Manhattan prosecutors dropped charges against almost all of the protesters arrested for occupying several campus buildings and participating in an encampment at Columbia University on Thursday.

Manhattan District Attorney Alvin Bragg’s office dismissed the cases for 31 of the 46 people charged with trespassing, attributing the decision to lack of evidence. The prosecutors told 14 other defendants that their cases would be dropped if they could avoid arrests over the next six months, according to NBC News.

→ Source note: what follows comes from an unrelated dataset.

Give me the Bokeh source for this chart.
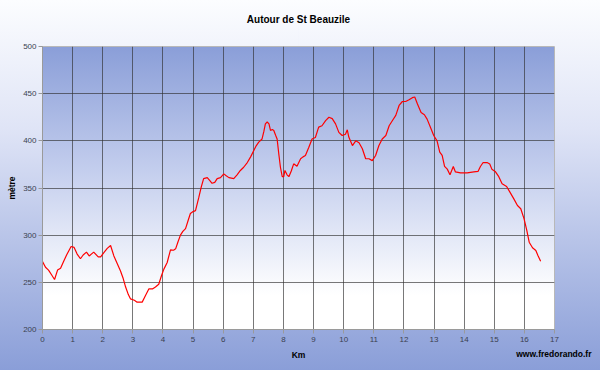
from bokeh.plotting import figure
from bokeh.models import Range1d, Title, FixedTicker, LinearAxis
from bokeh.embed import file_html
from bokeh.resources import INLINE

# Distance (km) and elevation (m)
km = [0.00, 0.10, 0.20, 0.30, 0.40, 0.50, 0.60, 0.70, 0.80, 0.95,
      1.05, 1.15, 1.26, 1.35, 1.46, 1.55, 1.70, 1.85, 1.93, 2.05,
      2.15, 2.26, 2.37, 2.48, 2.59, 2.68, 2.76, 2.85, 2.92, 3.05,
      3.14, 3.31, 3.42, 3.53, 3.65, 3.75, 3.86, 3.95, 4.03, 4.14,
      4.25, 4.35, 4.42, 4.50, 4.58, 4.66, 4.75, 4.83, 4.91, 5.00,
      5.08, 5.19, 5.27, 5.35, 5.47, 5.55, 5.63, 5.72, 5.80, 5.91,
      6.02, 6.10, 6.19, 6.35, 6.46, 6.57, 6.68, 6.80, 6.91, 7.02,
      7.10, 7.18, 7.29, 7.35, 7.40, 7.46, 7.52, 7.57, 7.63, 7.68,
      7.74, 7.79, 7.85, 7.90, 7.96, 8.01, 8.05, 8.12, 8.18, 8.26,
      8.34, 8.45, 8.57, 8.65, 8.73, 8.84, 8.95, 9.06, 9.17, 9.28,
      9.40, 9.51, 9.62, 9.73, 9.84, 9.95, 10.06, 10.12, 10.17, 10.29,
      10.40, 10.51, 10.62, 10.73, 10.84, 10.95, 11.06, 11.17, 11.28, 11.40,
      11.51, 11.62, 11.73, 11.84, 11.95, 12.06, 12.17, 12.28, 12.36, 12.45,
      12.57, 12.68, 12.77, 12.88, 12.99, 13.10, 13.19, 13.27, 13.35, 13.44,
      13.53, 13.64, 13.71, 13.88, 14.10, 14.32, 14.46, 14.54, 14.63, 14.76,
      14.85, 14.92, 15.03, 15.15, 15.26, 15.41, 15.52, 15.65, 15.77, 15.88,
      15.99, 16.08, 16.16, 16.27, 16.38, 16.45, 16.54]
alt = [272, 266, 263, 258, 253, 263, 265, 272, 279, 288,
       287, 280, 275, 279, 282, 278, 282, 277, 277, 282,
       286, 289, 278, 270, 262, 254, 245, 237, 232.5, 231,
       229, 229, 236, 243, 243, 245, 248, 257, 264, 271,
       284.5, 284, 285.5, 293, 300, 304, 307, 315, 323, 325,
       326, 340, 351, 360, 361, 358, 355, 356, 360, 361,
       365, 363, 361, 360, 364, 368.6, 372, 377, 383, 390,
       395, 398.6, 402, 410, 418, 420, 418, 411, 412, 411,
       406, 402, 385, 372, 362, 362, 368.6, 364, 362, 368,
       375.6, 373, 381, 383, 384.5, 393, 402, 403.5, 414.5, 416,
       421.5, 425, 423.6, 418, 409, 405.6, 407, 411.7, 404, 395,
       400, 398, 391.6, 381, 381, 379, 384.5, 395, 402, 405.6,
       416, 421.5, 427, 437.5, 441.7, 441.7, 443.5, 445.8, 446.5, 439,
       430, 427.7, 423, 414.5, 405.6, 400, 388, 384.5, 373, 370,
       364, 372.8, 367, 366, 366, 367, 367.6, 372.8, 377, 377,
       375.5, 370, 367.6, 362, 354.4, 351.6, 345.6, 338.5, 331.4, 328,
       317.3, 305, 292.5, 286.6, 283.7, 278.4, 272.4]

x_ticks = list(range(0, 18))
y_ticks = [200, 250, 300, 350, 400, 450, 500]

FONT = "Liberation Sans"

p = figure(width=600, height=370, output_backend="svg", toolbar_location=None,
           x_range=Range1d(0, 17), y_range=Range1d(200, 500),
           min_border_left=42, min_border_right=46, min_border_top=46,
           min_border_bottom=41)

xaxis = p.below[0]
yaxis = p.left[0]

p.styles = {
    "background":
        "linear-gradient(to bottom, #8a9ed8 0%, #c5cfee 45%, #ffffff 88%) 42px 46px / 512px 283px no-repeat, "
        "linear-gradient(to bottom, #fcfdff 0%, #dfe4f6 35%, #8a9ed8 100%)"
}
p.border_fill_alpha = 0
p.background_fill_alpha = 0
p.outline_line_color = "#b8b8b8"

# invisible spacer between the frame and the title
spacer = LinearAxis(ticker=FixedTicker(ticks=[8.5]), major_label_overrides={8.5: ""},
                    axis_line_color=None, minor_tick_line_color=None,
                    major_tick_line_color="#8a9ed8", major_tick_line_alpha=0.01,
                    major_tick_out=21, major_tick_in=0, major_label_standoff=0,
                    major_label_text_font_size="1px")
p.add_layout(spacer, "above")

p.title.text = "Autour de St Beauzile"
p.title.align = "center"
p.title.text_font = FONT
p.title.text_font_size = "10px"
p.title.text_font_style = "bold"
p.title.text_color = "#000000"
p.title.standoff = 2

for ax in (xaxis, yaxis):
    ax.major_label_text_font = FONT
    ax.major_label_text_font_size = "8px"
    ax.major_label_text_color = "#3a3f50"
    ax.axis_line_color = "#9a9a9a"
    ax.major_tick_line_color = "#9a9a9a"
    ax.major_tick_out = 4
    ax.major_tick_in = 0
    ax.minor_tick_line_color = None
    ax.axis_label_text_font = FONT
    ax.axis_label_text_font_size = "8.5px"
    ax.axis_label_text_font_style = "bold"
    ax.axis_label_text_color = "#000000"

xaxis.ticker = FixedTicker(ticks=x_ticks)
yaxis.ticker = FixedTicker(ticks=y_ticks)
xaxis.major_label_standoff = 3
yaxis.major_label_standoff = 2
xaxis.axis_label = "Km"
xaxis.axis_label_standoff = 5
yaxis.axis_label = "mètre"
yaxis.axis_label_standoff = 3

p.xgrid.ticker = FixedTicker(ticks=x_ticks)
p.ygrid.ticker = FixedTicker(ticks=y_ticks)
for g in (p.xgrid[0], p.ygrid[0]):
    g.grid_line_color = "#303030"
    g.grid_line_alpha = 0.65
    g.grid_line_width = 1

p.line(km, alt, line_color="#ff0000", line_width=1.2)

credit = Title(text="www.fredorando.fr", align="right", offset=-37, standoff=-27,
               vertical_align="top",
               text_font=FONT, text_font_size="8.5px", text_font_style="bold",
               text_color="#000000")
p.add_layout(credit, "below")

open("out.html", "w").write(file_html(p, INLINE))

In April, protesters broke into and occupied Columbia University campus building Hamilton Hall, with dozens of students arrested as well as several employees, six students from affiliated schools and 13 people with no affiliation to the university. The district attorney’s office is prosecuting one individual who has no affiliation with the school but has two other cases, including for flag burning.

Prosecutors said that the video footage was obtained from cameras that were covered up, making it difficult to prove identities, according to NBC News.

During the court hearing, several of the defendants wore masks, sunglasses and kaffiyehs, with one student holding a protest sign under their seat, which police later confiscated.

Several defendants also snickered at the mention of an Israeli flag being burned, according to NBC News.


The pro-Palestinian protesters caused the university to move classes online and cancel its main commencement ceremony.

Bragg’s office prosecuted former President Donald Trump for falsifying business records, securing a conviction in a Manhattan courtroom last month. To indict Trump on felony charges and get around the fact that the statute of limitations had expired, Bragg argued the records were falsified to conceal or commit another crime — which he did not prove.